> INFORMATION SHOWN:

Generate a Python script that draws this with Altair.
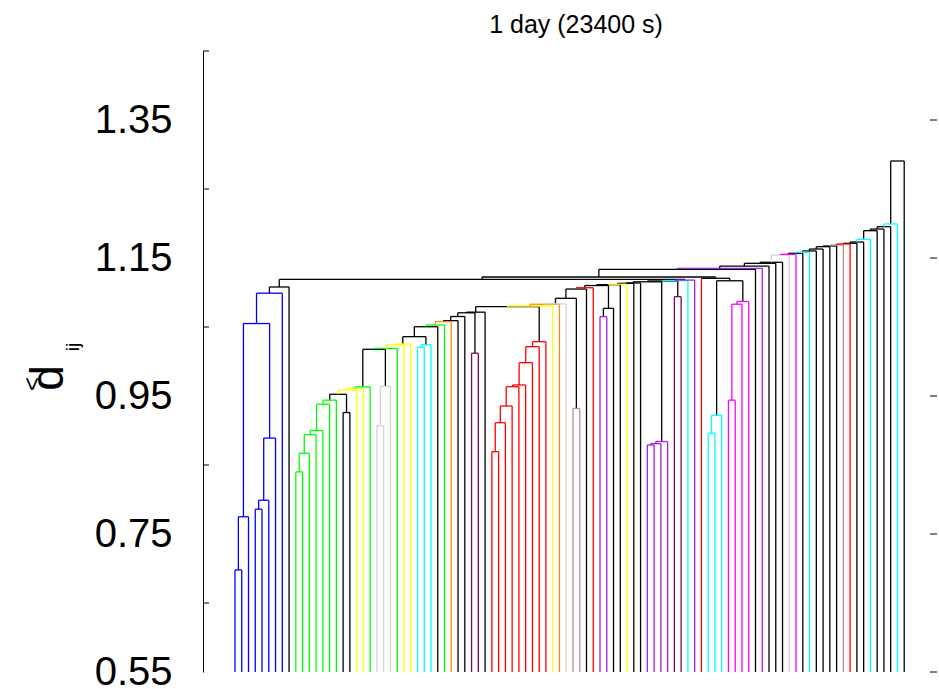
import altair as alt
import pandas as pd

TITLE = "1 day (23400 s)"
y_domain = [0.55, 1.45]
y_major = [0.55, 0.75, 0.95, 1.15, 1.35]
y_minor = [0.65, 0.85, 1.05, 1.25, 1.45]

# sector code of each leaf, in dendrogram order
leaf_sector = (
    list("bbbbbbbb") + ["k"] + list("ggggggg") + list("kk") + list("yy") + ["g"]
    + list("lll") + ["g"] + list("yy") + list("ccc") + list("kgokk") + list("mm")
    + ["k"] + list("rrrrrrrrr") + list("yol") + list("ss") + list("kr") + list("pp")
    + list("kkykk") + list("pppp") + list("mm") + list("cpr") + list("ccc")
    + list("ffff") + list("kpkkklfkc") + list("kkkk") + list("srkkc") + list("kkkck")
)

# distance at which neighbouring leaves i and i+1 first share a cluster
merge_gap = [
    0.698, 0.775, 1.055, 0.786, 0.799, 0.889, 1.099, 1.108, 1.119,
    0.840, 0.867, 0.894, 0.900, 0.938, 0.944, 0.9525, 0.926, 0.9587, 0.961,
    0.9633, 1.0177, 0.907, 0.964, 1.019, 1.0239, 1.0253, 1.036, 1.0207, 1.0242,
    1.0504, 1.0529, 1.0577, 1.0592, 1.0652, 1.0706, 1.012, 1.0715, 1.0794,
    0.8693, 0.9113, 0.9355, 0.9635, 0.966, 0.9983, 1.0215, 1.0287,
    1.0804, 1.083, 1.0835, 1.0916, 0.932, 1.105, 1.1069, 1.1101, 1.065, 1.077,
    1.1114, 1.112, 1.1133, 1.1138, 1.1155, 0.879, 0.881, 0.884, 1.1167, 1.094,
    1.1173, 1.118, 1.1225, 1.1206, 0.896, 0.922, 1.117, 0.944, 1.083, 1.087,
    1.1336, 1.135, 1.1383, 1.1423, 1.1438, 1.1543, 1.1553, 1.1568, 1.1583,
    1.1602, 1.1630, 1.1664, 1.1674, 1.1688, 1.1703, 1.1713, 1.1732, 1.1771,
    1.1896, 1.1920, 1.1954, 1.1993, 1.2906,
]

sector_rgb = {
    "k": "#000000", "b": "#0000ff", "g": "#00ff00", "y": "#ffff00",
    "l": "#d3d3d3", "c": "#00ffff", "o": "#ff8c00", "m": "#7a0a50",
    "r": "#ff0000", "s": "#bc8f8f", "p": "#a020f0", "f": "#ff00ff",
}

segments = []


def build(lo, hi):
    """Split the ordered leaves at the largest gap and return the subtree."""
    if lo == hi:
        return {"x": float(lo), "h": y_domain[0], "leaf": True, "code": leaf_sector[lo]}
    k = max(range(lo, hi), key=lambda j: merge_gap[j])
    left, right = build(lo, k), build(k + 1, hi)
    h = merge_gap[k]
    codes = set(leaf_sector[lo:hi + 1])
    uniform = next(iter(codes)) if len(codes) == 1 else "k"
    if uniform != "k":
        link = uniform
    elif right["leaf"] and not left["leaf"]:
        link = right["code"]
    else:
        link = "k"
    for child in (left, right):
        vcode = child["code"] if child["leaf"] else link
        segments.append({"x": child["x"], "x2": child["x"], "y": child["h"], "y2": h,
                         "c": sector_rgb[vcode]})
    segments.append({"x": left["x"], "x2": right["x"], "y": h, "y2": h, "c": sector_rgb[link]})
    return {"x": (left["x"] + right["x"]) / 2, "h": h, "leaf": False, "code": uniform}


build(0, len(leaf_sector) - 1)
links_df = pd.DataFrame(segments)
links_df["black"] = links_df["c"] == "#000000"
links_df = links_df.sort_values("black", ascending=False, kind="stable").reset_index(drop=True)

W, H = 734, 621
x_scale = alt.Scale(domain=[-4.73, 103.85], nice=False, zero=False)
y_scale = alt.Scale(domain=y_domain, nice=False, zero=False)

links = alt.Chart(links_df).mark_rule(strokeWidth=1.3).encode(
    x=alt.X("x:Q", scale=x_scale, axis=None),
    x2="x2:Q",
    y=alt.Y(
        "y:Q",
        scale=y_scale,
        axis=alt.Axis(
            values=y_major, format=".2f", title=None, grid=False,
            labelFont="Liberation Sans", labelFontSize=40, labelColor="#000000",
            labelPadding=31, labelFlush=False, labelOverlap=False,
            tickSize=0, domainColor="#000000", domainWidth=1,
        ),
    ),
    y2="y2:Q",
    color=alt.Color("c:N", scale=None),
)

minor_ticks = alt.Chart(pd.DataFrame({"v": y_minor})).mark_rule(
    color="#000000", strokeWidth=1
).encode(y=alt.Y("v:Q", scale=y_scale), x=alt.value(0), x2=alt.value(6))

right_ticks = alt.Chart(pd.DataFrame({"v": y_major})).mark_rule(
    color="#000000", strokeWidth=1
).encode(y=alt.Y("v:Q", scale=y_scale), x=alt.value(W - 7), x2=alt.value(W))

# axis title: d with a "<" mark above it and an "ij" subscript, read bottom to top
d_main = alt.Chart(pd.DataFrame({"t": ["d"]})).mark_text(
    font="Liberation Sans", fontSize=46, angle=270, align="center", baseline="alphabetic"
).encode(text="t:N", x=alt.value(-140), y=alt.value(327))
d_sup = alt.Chart(pd.DataFrame({"t": ["<"]})).mark_text(
    font="Liberation Sans", fontSize=24, angle=270, align="center", baseline="alphabetic"
).encode(text="t:N", x=alt.value(-163), y=alt.value(333))
d_sub = alt.Chart(pd.DataFrame({"t": ["ij"]})).mark_text(
    font="Liberation Sans", fontSize=19, angle=270, align="center", baseline="alphabetic"
).encode(text="t:N", x=alt.value(-124), y=alt.value(296))

chart = alt.layer(links, minor_ticks, right_ticks, d_main, d_sup, d_sub).properties(
    width=W,
    height=H,
    title=alt.TitleParams(TITLE, font="Liberation Sans", fontSize=25, fontWeight="normal",
                          anchor="middle", offset=13, dx=6, color="#000000"),
    autosize=alt.AutoSizeParams(type="none"),
    padding={"left": 203, "top": 51, "right": 2, "bottom": 17},
    background="#ffffff",
).configure_view(stroke=None)

chart.save("out.html", embed_options={"renderer": "svg", "actions": False})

> GOAL: Show each line of the data that contains the string "with".

> EXERCISE RESPONSE:
Generate a Python script that draws this with Altair.
# axis title: d with a "<" mark above it and an "ij" subscript, read bottom to top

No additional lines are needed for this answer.